The Cast of "Julius Caesar". © Photo by Craig Schwartz 2015

By A Noise Within
January 12, 2015

By Michael Bateman

Syria, Ferguson, Iguala, Ukraine, Gaza, Hong Kong. Los Angeles protesters making their voices heard from July through December, and into 2015. Now Charlie Hebdo, Paris. Where to begin with the theme of revolution?

When ANW chose a unifying vision for the 2014-15 season last spring, we considered revolution, societal upheaval, and disorderly public conduct as touchstones of our zeitgeist. We discussed income inequality, immigration debates, and the Occupy movement as general indicators that a growing portion of our community is dissatisfied with the status quo. Our theme of revolution intended to reflect the temperament of our community, but we could not have foreseen the sheer magnitude and strength of actual revolutions that would follow in the nine months since we settled on that theme.

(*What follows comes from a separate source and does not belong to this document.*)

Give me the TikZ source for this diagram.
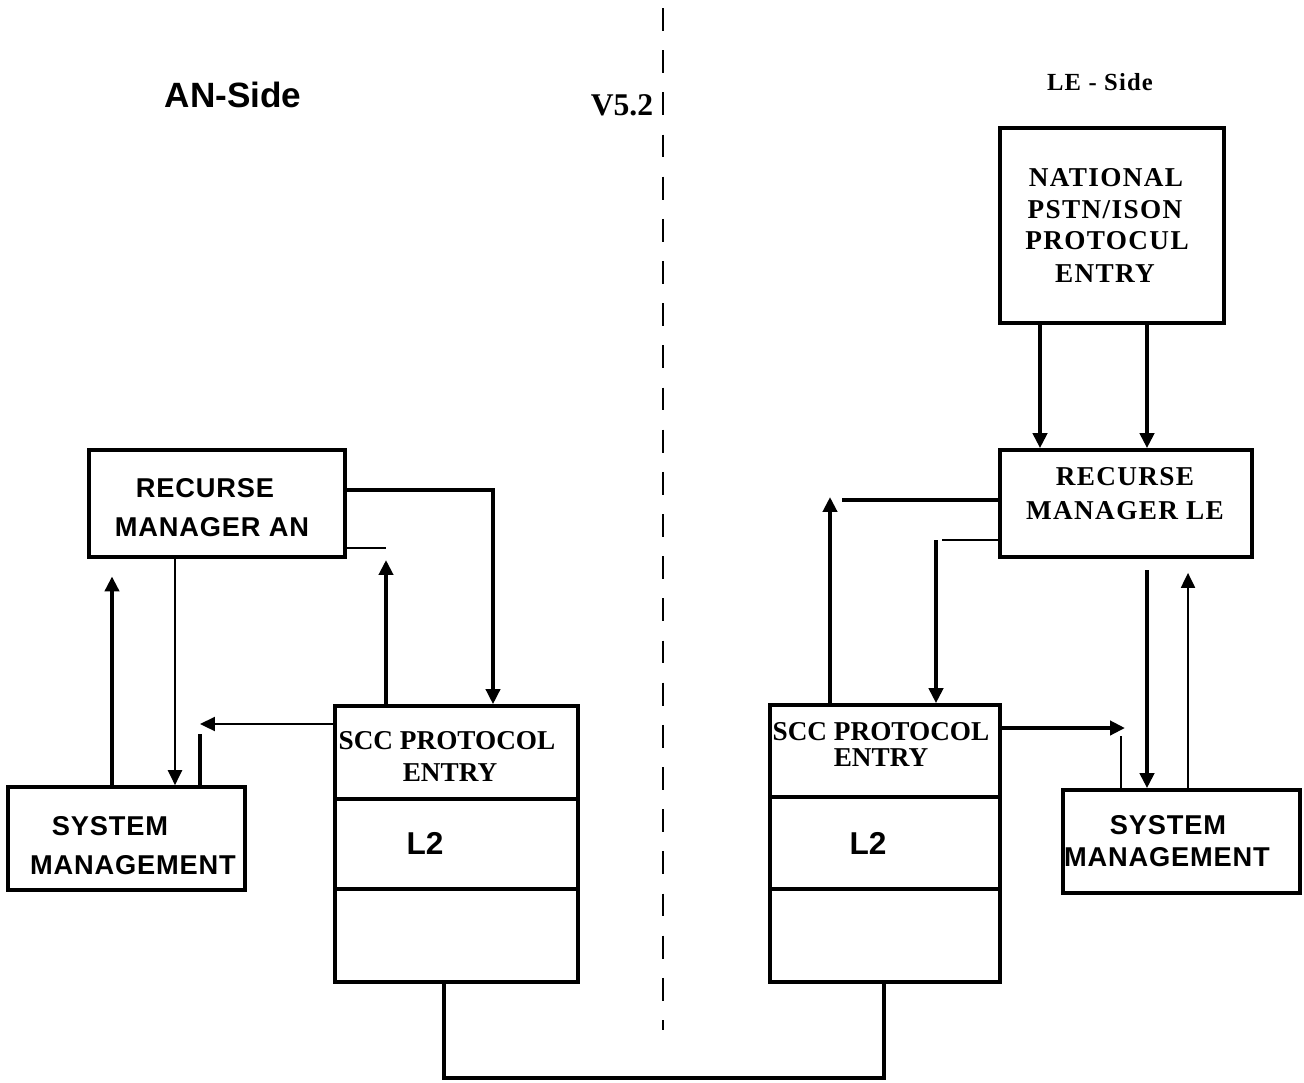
\documentclass[tikz,border=0pt]{standalone}
\usepackage{fontspec}
\setmainfont{Liberation Serif}
\setsansfont{Liberation Sans}
\newfontfamily\serifsp[LetterSpace=5]{Liberation Serif}
\newfontfamily\sanssp[LetterSpace=3]{Liberation Sans}
\usetikzlibrary{arrows.meta,fit}
\begin{document}
\begin{tikzpicture}[x=0.02cm,y=-0.02cm,
  box/.style={draw, line width=2.1pt, inner sep=0pt, fit={#1}},
  sflab/.style={font=\sanssp\bfseries\fontsize{15.5}{18}\selectfont, inner sep=0pt},
  rmlab/.style={font=\serifsp\bfseries\fontsize{15.5}{18}\selectfont, inner sep=0pt},
  scclab/.style={font=\rmfamily\bfseries\fontsize{15.5}{18}\selectfont, inner sep=0pt},
  tip/.style={-{Triangle[length=8.5pt,width=8pt]}},
  heavy/.style={line width=2.8pt},
  medium/.style={line width=1.9pt},
  light/.style={line width=1pt},
  sep/.style={line width=1.1pt, dash pattern=on 13pt off 11pt}
]
\useasboundingbox (0,0) rectangle (1304,1082);

% ---------- boxes ----------
\node[box={(89,450)(345,557)}] (rman) {};
\node[box={(8,787)(245,890)}] (sm1) {};
\node[box={(335,706)(578,982)}] (scc1) {};
\node[box={(770,705)(1000,982)}] (scc2) {};
\node[box={(1000,450)(1252,557)}] (rmle) {};
\node[box={(1000,128)(1224,323)}] (nat) {};
\node[box={(1063,790)(1300,893)}] (sm2) {};

% dividers
\draw[line width=2.1pt] (scc1.west |- 0,799) -- (scc1.east |- 0,799);
\draw[line width=2.1pt] (scc1.west |- 0,889) -- (scc1.east |- 0,889);
\draw[line width=2.1pt] (scc2.west |- 0,797) -- (scc2.east |- 0,797);
\draw[line width=2.1pt] (scc2.west |- 0,889) -- (scc2.east |- 0,889);

% ---------- texts ----------
\node[font=\sffamily\bfseries\fontsize{20}{24}\selectfont, inner sep=0pt] (anside) at (233,95) {AN-Side};
\node[font=\serifsp\bfseries\fontsize{14}{16}\selectfont, inner sep=0pt] (leside) at (1100,82) {LE - Side};
\node[font=\rmfamily\bfseries\fontsize{18}{22}\selectfont, inner sep=0pt] (v52) at (622,105) {V5.2};

\node[sflab] (rmanA) at (205,488) {RECURSE};
\node[sflab] (rmanB) at (212,527) {MANAGER AN};
\node[sflab] (sm1A) at (110,826) {SYSTEM};
\node[sflab] (sm1B) at (133,865) {MANAGEMENT};
\node[scclab] (scc1A) at (447,741) {SCC PROTOCOL};
\node[scclab] (scc1B) at (450,773) {ENTRY};
\node[sflab, font=\sffamily\bfseries\fontsize{18}{20}\selectfont] (l2a) at (425,843) {L2};

\node[scclab] (scc2A) at (881,732) {SCC PROTOCOL};
\node[scclab] (scc2B) at (881,758) {ENTRY};
\node[sflab, font=\sffamily\bfseries\fontsize{18}{20}\selectfont] (l2b) at (868,843) {L2};

\node[rmlab] (rmleA) at (1125,477) {RECURSE};
\node[rmlab] (rmleB) at (1125,511) {MANAGER LE};
\node[rmlab] (natA) at (1106,178) {NATIONAL};
\node[rmlab] (natB) at (1105,210) {PSTN/ISON};
\node[rmlab] (natC) at (1107,241) {PROTOCUL};
\node[rmlab] (natD) at (1105,274) {ENTRY};
\node[sflab] (sm2A) at (1168,825) {SYSTEM};
\node[sflab] (sm2B) at (1167,857) {MANAGEMENT};

% ---------- separator ----------
\coordinate (septop) at (663,8);
\coordinate (sepbot) at (663,1030);
\draw[sep] (septop) -- (sepbot);

% ---------- left connectors ----------
\draw[medium,tip] (rman.east |- 0,490) -| (493,0 |- scc1.north);
\coordinate (la) at (386,560);
\draw[heavy,tip] (386,0 |- scc1.north) -- (la);
\draw[light] (rman.east |- 0,548) -- (386,548);
\coordinate (lb) at (200,724);
\draw[light,tip] (scc1.west |- 0,724) -- (lb);
\draw[medium] (200,0 |- sm1.north) -- (200,734);
\draw[light,tip] (175,0 |- rman.south) -- (175,0 |- sm1.north);
\draw[heavy,tip,shorten >=10pt] (112,0 |- sm1.north) -- (112,0 |- rman.south);

% ---------- right connectors ----------
\draw[heavy,tip] (1040,0 |- nat.south) -- (1040,0 |- rmle.north);
\draw[heavy,tip] (1147,0 |- nat.south) -- (1147,0 |- rmle.north);
\coordinate (ra) at (830,497);
\draw[heavy,tip] (830,0 |- scc2.north) -- (ra);
\draw[medium] (rmle.west |- 0,500) -- (842,500);
\draw[light] (rmle.west |- 0,540) -- (942,540);
\draw[heavy,tip] (936,540) -- (936,0 |- scc2.north);
\draw[heavy,tip] (1147,570) -- (1147,0 |- sm2.north);
\draw[light,tip,shorten >=8pt] (1188,0 |- sm2.north) -- (1188,0 |- rmle.south);
\coordinate (rb) at (1125,728);
\draw[heavy,tip] (scc2.east |- 0,728) -- (rb);
\draw[light] (1121,0 |- sm2.north) -- (1121,736);

% ---------- bottom link ----------
\draw[medium] (444,0 |- scc1.south) -- (444,1078) -| (884,0 |- scc2.south);
\end{tikzpicture}
\end{document}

As we were contemplating how the theme of the season relates to The Threepenny Opera, Figaro, and Julius Caesar, Geoff Elliott (one of our Artistic Directors) stressed that each of these plays has any number of themes that can be highlighted; but the choice of “revolution” focuses the audience’s attention on an aspect of the play that transcends our personal worlds and forces us to think more globally. A Noise Within is not now and never has been a theatre with a political message. We focus on classic plays that speak to the inherent joys and contradictions of the universal human experience. Our vision is to “expand personal awareness and challenge individual perspectives” – how cool is that? And we believe classic plays are exceptional vehicles for this vision because of their deep resonance over time: they speak to our modern experience as much as they did to those of a 17th century or 19th century human. And part of what makes our experiences converge in the theater is that we’re wrestling with the same issues today as we were 400 years ago. The Threepenny Opera highlights the compromises and the basest results of capitalism; Figaro offers the hope that the plucky lower classes can overcome the privileged with sheer guile; and Julius Caesar exposes the ugly reality that the desire to wield influence for the public good, and the ambition for personal power can vie within the greatest of our leaders no matter their intentions.

The theme of “revolution” sounds inherently political – we think about governments being overthrown and statues being pulled down – but the driving force behind revolution of any kind, public or personal, is the desire for change. We have a white board in the ANW office that lists sites and topics of revolution that have started or intensified since we began work on the REVOLUTIONary 2014-15 season, and it is covered in examples of exactly why classic theater is classic. The fight for justice, the hope against tyranny, the bravery of the weak against the strong are as present in our lives as they were when Shakespeare, Beaumarchais, and Brecht were writing about them. These rich messages resound today; it’s why we’re looking forward to sharing these fundamental human experiences with you this spring.

Michael Bateman is the General Manager at A Noise Within.